What to do
Give a verbatim copy of the lines below, minus the pictures.

+ + + +

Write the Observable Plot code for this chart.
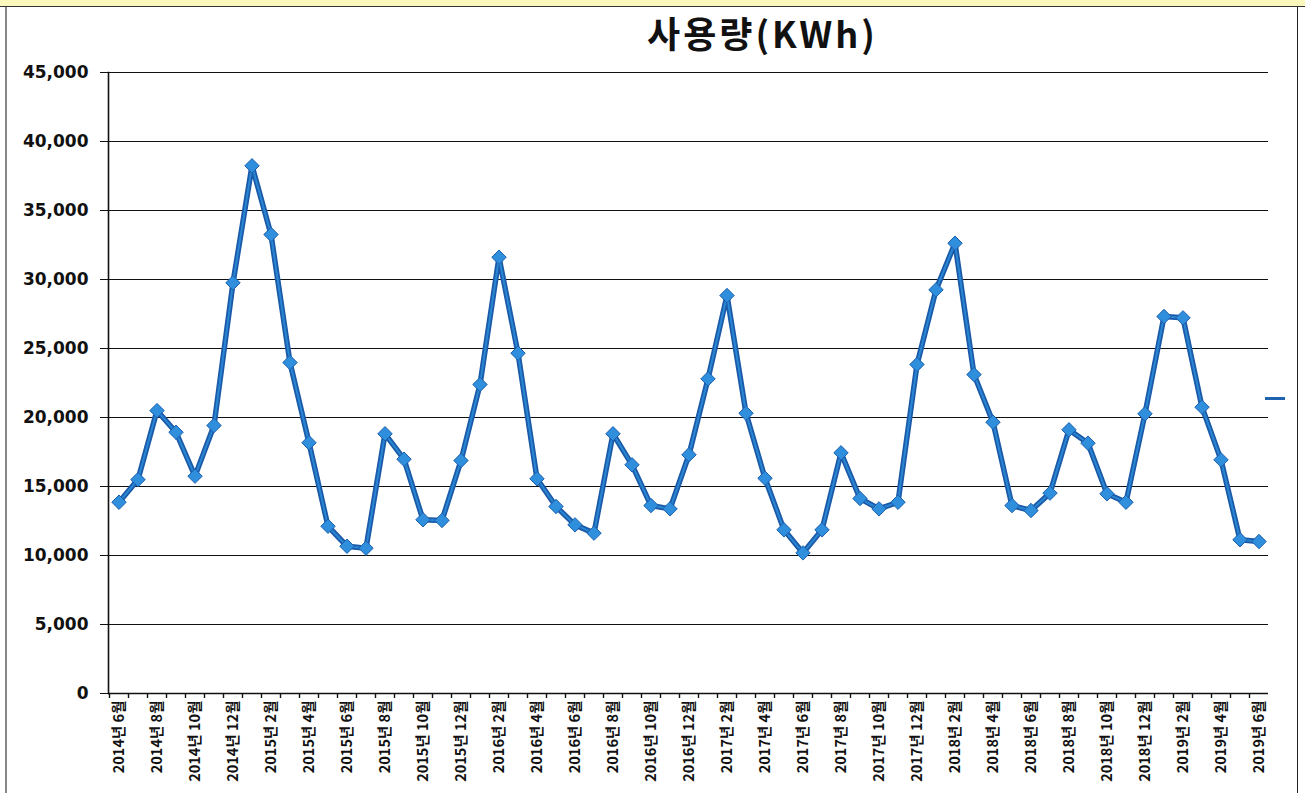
<!DOCTYPE html>
<html>
<head>
<meta charset="utf-8">
<script src="https://cdn.jsdelivr.net/npm/d3@7"></script>
<script src="https://cdn.jsdelivr.net/npm/@observablehq/plot@0.6"></script>
<style>
  html, body { margin: 0; padding: 0; background: #fff; }
  body { width: 1305px; height: 793px; position: relative; overflow: hidden; }
  #band { position: absolute; left: 0; top: 0; width: 1305px; height: 6px; background: #fbf7bd; border-bottom: 1.5px solid #333; }
  #lborder { position: absolute; left: 5px; top: 7px; width: 2px; height: 786px; background: #888; }
  #rborder { position: absolute; left: 1297px; top: 7px; width: 1px; height: 786px; background: #222; }
  #title { position: absolute; left: 0; width: 1305px; top: 6px; text-align: center; padding-left: 220px; box-sizing: border-box;
           font-family: "Noto Sans CJK KR", sans-serif; font-weight: 700; font-size: 36px; letter-spacing: 3px; color: #111; }
  #chart { position: absolute; left: 0; top: 0; }
  #dash { position: absolute; left: 1265px; top: 397px; width: 20px; height: 3px; background: #1f63b0; }
</style>
</head>
<body>
<div id="band"></div>
<div id="lborder"></div>
<div id="rborder"></div>
<div id="chart"></div>
<div id="title">사용량(KWh)</div>
<div id="dash"></div>
<script>
const months = [
  "2014년 6월","2014년 7월","2014년 8월","2014년 9월","2014년 10월","2014년 11월","2014년 12월",
  "2015년 1월","2015년 2월","2015년 3월","2015년 4월","2015년 5월","2015년 6월","2015년 7월","2015년 8월","2015년 9월","2015년 10월","2015년 11월","2015년 12월",
  "2016년 1월","2016년 2월","2016년 3월","2016년 4월","2016년 5월","2016년 6월","2016년 7월","2016년 8월","2016년 9월","2016년 10월","2016년 11월","2016년 12월",
  "2017년 1월","2017년 2월","2017년 3월","2017년 4월","2017년 5월","2017년 6월","2017년 7월","2017년 8월","2017년 9월","2017년 10월","2017년 11월","2017년 12월",
  "2018년 1월","2018년 2월","2018년 3월","2018년 4월","2018년 5월","2018년 6월","2018년 7월","2018년 8월","2018년 9월","2018년 10월","2018년 11월","2018년 12월",
  "2019년 1월","2019년 2월","2019년 3월","2019년 4월","2019년 5월","2019년 6월"
];
const usage = [
  13860, 15500, 20500, 18930, 15750, 19420, 29760,
  38240, 33260, 23980, 18170, 12120, 10670, 10530, 18820, 16980, 12590, 12540, 16880,
  22390, 31610, 24660, 15560, 13550, 12220, 11620, 18820, 16570, 13620, 13380, 17300,
  22800, 28840, 20310, 15600, 11860, 10190, 11860, 17440, 14130, 13380, 13860, 23840,
  29250, 32630, 23110, 19660, 13620, 13260, 14520, 19110, 18140, 14470, 13860, 20270,
  27320, 27220, 20750, 16930, 11140, 11010
];
const yTicks = [0, 5000, 10000, 15000, 20000, 25000, 30000, 35000, 40000, 45000];
const labelMonths = months.filter((d, i) => i % 2 === 0);

const data = months.map((m, i) => ({month: m, value: usage[i]}));
const fmt = d3.format(",");

const chart = Plot.plot({
  width: 1305,
  height: 793,
  marginTop: 72,
  marginBottom: 100,
  marginLeft: 108,
  marginRight: 37,
  style: {background: "transparent", overflow: "visible"},
  x: {type: "band", domain: months, padding: 0, align: 0.5},
  y: {domain: [0, 45000]},
  marks: [
    Plot.ruleY(yTicks, {stroke: "#111", strokeWidth: 1.2, strokeOpacity: 1}),
    Plot.axisY({ticks: yTicks, tickSize: 8, tickPadding: 12, tickFormat: fmt, label: null,
      fontSize: 17, fontWeight: "bold", fontFamily: "DejaVu Sans", stroke: "#111", fill: "#111"}),
    Plot.frame({anchor: "left", stroke: "#111", strokeWidth: 1.6}),
    Plot.ruleY([0], {stroke: "#111", strokeWidth: 1.6}),
    Plot.axisX({ticks: months, tickSize: 5, tickFormat: () => "", dx: -9.5, label: null, stroke: "#111", strokeWidth: 1.4}),
    Plot.axisX({ticks: labelMonths, tickSize: 0, tickPadding: 7, tickRotate: -90, label: null,
      fontSize: 14.5, fontWeight: "bold", fontFamily: "Noto Sans CJK KR", fill: "#111"}),
    Plot.line(data, {x: "month", y: "value", stroke: "#1a5aa8", strokeWidth: 5.5, strokeLinejoin: "round"}),
    Plot.line(data, {x: "month", y: "value", stroke: "#2a86d2", strokeWidth: 2, strokeLinejoin: "round"}),
    Plot.dot(data, {x: "month", y: "value", symbol: "diamond2", r: 6.5, fill: "#2f8fdc", stroke: "#1c5fae", strokeWidth: 1})
  ]
});
document.getElementById("chart").appendChild(chart);
</script>
</body>
</html>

+ + + +

Problem solution
Write the Observable Plot code for this chart.
<!DOCTYPE html>
<html>
<head>
<meta charset="utf-8">
<script src="https://cdn.jsdelivr.net/npm/d3@7"></script>
<script src="https://cdn.jsdelivr.net/npm/@observablehq/plot@0.6"></script>
<style>
  html, body { margin: 0; padding: 0; background: #fff; }
  body { width: 1305px; height: 793px; position: relative; overflow: hidden; }
  #band { position: absolute; left: 0; top: 0; width: 1305px; height: 6px; background: #fbf7bd; border-bottom: 1.5px solid #333; }
  #lborder { position: absolute; left: 5px; top: 7px; width: 2px; height: 786px; background: #888; }
  #rborder { position: absolute; left: 1297px; top: 7px; width: 1px; height: 786px; background: #222; }
  #title { position: absolute; left: 0; width: 1305px; top: 6px; text-align: center; padding-left: 220px; box-sizing: border-box;
           font-family: "Noto Sans CJK KR", sans-serif; font-weight: 700; font-size: 36px; letter-spacing: 3px; color: #111; }
  #chart { position: absolute; left: 0; top: 0; }
  #dash { position: absolute; left: 1265px; top: 397px; width: 20px; height: 3px; background: #1f63b0; }
</style>
</head>
<body>
<div id="band"></div>
<div id="lborder"></div>
<div id="rborder"></div>
<div id="chart"></div>
<div id="title">사용량(KWh)</div>
<div id="dash"></div>
<script>
const months = [
  "2014년 6월","2014년 7월","2014년 8월","2014년 9월","2014년 10월","2014년 11월","2014년 12월",
  "2015년 1월","2015년 2월","2015년 3월","2015년 4월","2015년 5월","2015년 6월","2015년 7월","2015년 8월","2015년 9월","2015년 10월","2015년 11월","2015년 12월",
  "2016년 1월","2016년 2월","2016년 3월","2016년 4월","2016년 5월","2016년 6월","2016년 7월","2016년 8월","2016년 9월","2016년 10월","2016년 11월","2016년 12월",
  "2017년 1월","2017년 2월","2017년 3월","2017년 4월","2017년 5월","2017년 6월","2017년 7월","2017년 8월","2017년 9월","2017년 10월","2017년 11월","2017년 12월",
  "2018년 1월","2018년 2월","2018년 3월","2018년 4월","2018년 5월","2018년 6월","2018년 7월","2018년 8월","2018년 9월","2018년 10월","2018년 11월","2018년 12월",
  "2019년 1월","2019년 2월","2019년 3월","2019년 4월","2019년 5월","2019년 6월"
];
const usage = [
  13860, 15500, 20500, 18930, 15750, 19420, 29760,
  38240, 33260, 23980, 18170, 12120, 10670, 10530, 18820, 16980, 12590, 12540, 16880,
  22390, 31610, 24660, 15560, 13550, 12220, 11620, 18820, 16570, 13620, 13380, 17300,
  22800, 28840, 20310, 15600, 11860, 10190, 11860, 17440, 14130, 13380, 13860, 23840,
  29250, 32630, 23110, 19660, 13620, 13260, 14520, 19110, 18140, 14470, 13860, 20270,
  27320, 27220, 20750, 16930, 11140, 11010
];
const yTicks = [0, 5000, 10000, 15000, 20000, 25000, 30000, 35000, 40000, 45000];
const labelMonths = months.filter((d, i) => i % 2 === 0);

const data = months.map((m, i) => ({month: m, value: usage[i]}));
const fmt = d3.format(",");

const chart = Plot.plot({
  width: 1305,
  height: 793,
  marginTop: 72,
  marginBottom: 100,
  marginLeft: 108,
  marginRight: 37,
  style: {background: "transparent", overflow: "visible"},
  x: {type: "band", domain: months, padding: 0, align: 0.5},
  y: {domain: [0, 45000]},
  marks: [
    Plot.ruleY(yTicks, {stroke: "#111", strokeWidth: 1.2, strokeOpacity: 1}),
    Plot.axisY({ticks: yTicks, tickSize: 8, tickPadding: 12, tickFormat: fmt, label: null,
      fontSize: 17, fontWeight: "bold", fontFamily: "DejaVu Sans", stroke: "#111", fill: "#111"}),
    Plot.frame({anchor: "left", stroke: "#111", strokeWidth: 1.6}),
    Plot.ruleY([0], {stroke: "#111", strokeWidth: 1.6}),
    Plot.axisX({ticks: months, tickSize: 5, tickFormat: () => "", dx: -9.5, label: null, stroke: "#111", strokeWidth: 1.4}),
    Plot.axisX({ticks: labelMonths, tickSize: 0, tickPadding: 7, tickRotate: -90, label: null,
      fontSize: 14.5, fontWeight: "bold", fontFamily: "Noto Sans CJK KR", fill: "#111"}),
    Plot.line(data, {x: "month", y: "value", stroke: "#1a5aa8", strokeWidth: 5.5, strokeLinejoin: "round"}),
    Plot.line(data, {x: "month", y: "value", stroke: "#2a86d2", strokeWidth: 2, strokeLinejoin: "round"}),
    Plot.dot(data, {x: "month", y: "value", symbol: "diamond2", r: 6.5, fill: "#2f8fdc", stroke: "#1c5fae", strokeWidth: 1})
  ]
});
document.getElementById("chart").appendChild(chart);
</script>
</body>
</html>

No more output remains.